:: Exercise instructions ::
Leave out the pictures and retype only the lines from the opening line to the line that holds "return [(x, y", both ends included.

:: Data lines ::
┄┄┄┄┄┄

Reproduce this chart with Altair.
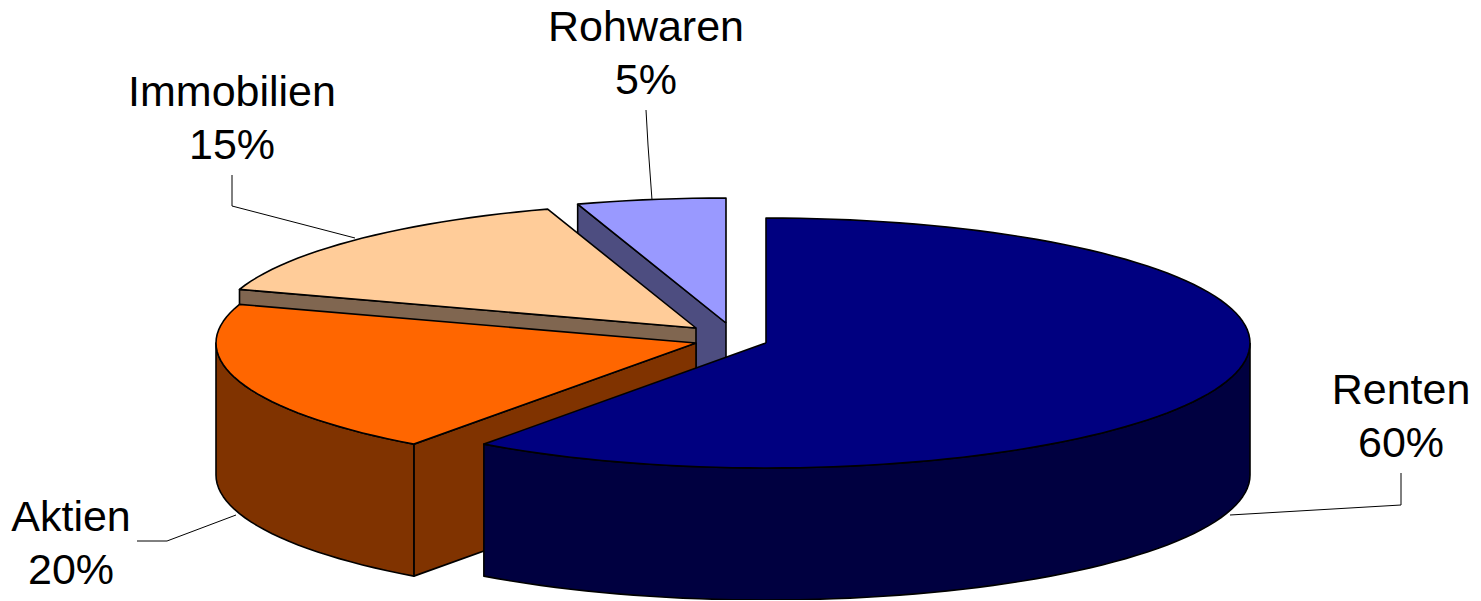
import math
import altair as alt

categories = ["Renten", "Aktien", "Immobilien", "Rohwaren"]
shares = [60, 20, 15, 5]
percent_labels = ["60%", "20%", "15%", "5%"]

top_colors = ["#000080", "#FF6600", "#FFCC99", "#9999FF"]
side_colors = ["#000040", "#803300", "#806650", "#4D4D80"]

# layout of the tilted pie, in picture pixels
RX_RIGHT, RX_LEFT, RY, DEPTH = 484, 480, 125, 132
apexes = {"Renten": (766, 343), "Aktien": (696, 343), "Immobilien": (696, 328), "Rohwaren": (726, 323)}
label_pos = {"Renten": (1401, 404), "Aktien": (71, 531), "Immobilien": (232, 106), "Rohwaren": (646, 41)}
leaders = {
    "Renten": [(1401, 473), (1401, 505), (1230, 515)],
    "Aktien": [(137, 541), (167, 541), (236, 515)],
    "Immobilien": [(232, 175), (232, 206), (355, 238)],
    "Rohwaren": [(646, 110), (648, 145), (652, 200)],
}

W, H = 1465, 592
x_scale = alt.Scale(domain=[8, 8 + W], nice=False, zero=False)
y_scale = alt.Scale(domain=[8 + H, 8], nice=False, zero=False)


def rim(cat, a0, a1):
    cx, cy = apexes[cat]
    n = max(2, int(abs(a1 - a0) / 2))
    out = []
    for i in range(n + 1):
        t = math.radians(a0 + (a1 - a0) * i / n)
        s = math.sin(t)
        out.append((cx + (RX_RIGHT if s > 0 else RX_LEFT) * s, cy - RY * math.cos(t)))
    return out


def poly(points, fill):
    pts = list(points) + [points[0]]
    rows = [{"x": p[0], "y": p[1], "i": i} for i, p in enumerate(pts)]
    return (
        alt.Chart(alt.Data(values=rows))
        .mark_line(fill=fill, stroke="#000000", strokeWidth=1.6, strokeJoin="round", interpolate="linear")
        .encode(
            x=alt.X("x:Q", scale=x_scale, axis=None),
            y=alt.Y("y:Q", scale=y_scale, axis=None),
            order="i:Q",
        )
    )


angles = {}
acc = 0
for c, s in zip(categories, shares):
    angles[c] = (acc * 3.6, (acc + s) * 3.6)
    acc += s


def down(points):
    return [(x, y + DEPTH) for x, y in points]


layers = []
for cat in ["Rohwaren", "Immobilien", "Aktien", "Renten"]:
    k = categories.index(cat)
    a0, a1 = angles[cat]
    apex = apexes[cat]
    r = rim(cat, a0, a1)
    side, top = side_colors[k], top_colors[k]
    # radial walls that can face the viewer
    if cat != "Renten":
        first = r[0]
        layers.append(poly([first, apex, (apex[0], apex[1] + DEPTH), (first[0], first[1] + DEPTH)], side))
    # outer curved wall: only the front half of the rim (90..270 degrees)
    f0, f1 = max(a0, 90), min(a1, 270)
    if f1 > f0:
        front = rim(cat, f0, f1)
        layers.append(poly(front + down(front)[::-1], side))
    layers.append(poly([apex] + r, top))

# leader lines
for cat, pts in leaders.items():
    rows = [{"x": p[0], "y": p[1], "i": i} for i, p in enumerate(pts)]
    layers.append(
        alt.Chart(alt.Data(values=rows))
        .mark_line(color="#000000", strokeWidth=1)
        .encode(
            x=alt.X("x:Q", scale=x_scale, axis=None),
            y=alt.Y("y:Q", scale=y_scale, axis=None),
            order="i:Q",
        )
    )

# labels
rows = []
for c, p in zip(categories, percent_labels):
    x, y = label_pos[c]
    rows.append({"x": x, "y": y, "t": c})
    rows.append({"x": x, "y": y + 53, "t": p})
layers.append(
    alt.Chart(alt.Data(values=rows))
    .mark_text(font="Liberation Sans", fontSize=43, color="#000000", align="center", baseline="alphabetic")
    .encode(
        x=alt.X("x:Q", scale=x_scale, axis=None),
        y=alt.Y("y:Q", scale=y_scale, axis=None),
        text="t:N",
    )
)

chart = (
    alt.layer(*layers)
    .properties(width=W, height=H, padding=0, background="#FFFFFF", autosize=alt.AutoSizeParams(type="none"))
    .configure_view(stroke=None)
)
chart.save("out.html", embed_options={"renderer": "svg", "actions": False})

┄┄┄┄┄┄

:: Task response ::
Reproduce this chart with Altair.
import math
import altair as alt

categories = ["Renten", "Aktien", "Immobilien", "Rohwaren"]
shares = [60, 20, 15, 5]
percent_labels = ["60%", "20%", "15%", "5%"]

top_colors = ["#000080", "#FF6600", "#FFCC99", "#9999FF"]
side_colors = ["#000040", "#803300", "#806650", "#4D4D80"]

# layout of the tilted pie, in picture pixels
RX_RIGHT, RX_LEFT, RY, DEPTH = 484, 480, 125, 132
apexes = {"Renten": (766, 343), "Aktien": (696, 343), "Immobilien": (696, 328), "Rohwaren": (726, 323)}
label_pos = {"Renten": (1401, 404), "Aktien": (71, 531), "Immobilien": (232, 106), "Rohwaren": (646, 41)}
leaders = {
    "Renten": [(1401, 473), (1401, 505), (1230, 515)],
    "Aktien": [(137, 541), (167, 541), (236, 515)],
    "Immobilien": [(232, 175), (232, 206), (355, 238)],
    "Rohwaren": [(646, 110), (648, 145), (652, 200)],
}

W, H = 1465, 592
x_scale = alt.Scale(domain=[8, 8 + W], nice=False, zero=False)
y_scale = alt.Scale(domain=[8 + H, 8], nice=False, zero=False)


def rim(cat, a0, a1):
    cx, cy = apexes[cat]
    n = max(2, int(abs(a1 - a0) / 2))
    out = []
    for i in range(n + 1):
        t = math.radians(a0 + (a1 - a0) * i / n)
        s = math.sin(t)
        out.append((cx + (RX_RIGHT if s > 0 else RX_LEFT) * s, cy - RY * math.cos(t)))
    return out


def poly(points, fill):
    pts = list(points) + [points[0]]
    rows = [{"x": p[0], "y": p[1], "i": i} for i, p in enumerate(pts)]
    return (
        alt.Chart(alt.Data(values=rows))
        .mark_line(fill=fill, stroke="#000000", strokeWidth=1.6, strokeJoin="round", interpolate="linear")
        .encode(
            x=alt.X("x:Q", scale=x_scale, axis=None),
            y=alt.Y("y:Q", scale=y_scale, axis=None),
            order="i:Q",
        )
    )


angles = {}
acc = 0
for c, s in zip(categories, shares):
    angles[c] = (acc * 3.6, (acc + s) * 3.6)
    acc += s


def down(points):
    return [(x, y + DEPTH) for x, y in points]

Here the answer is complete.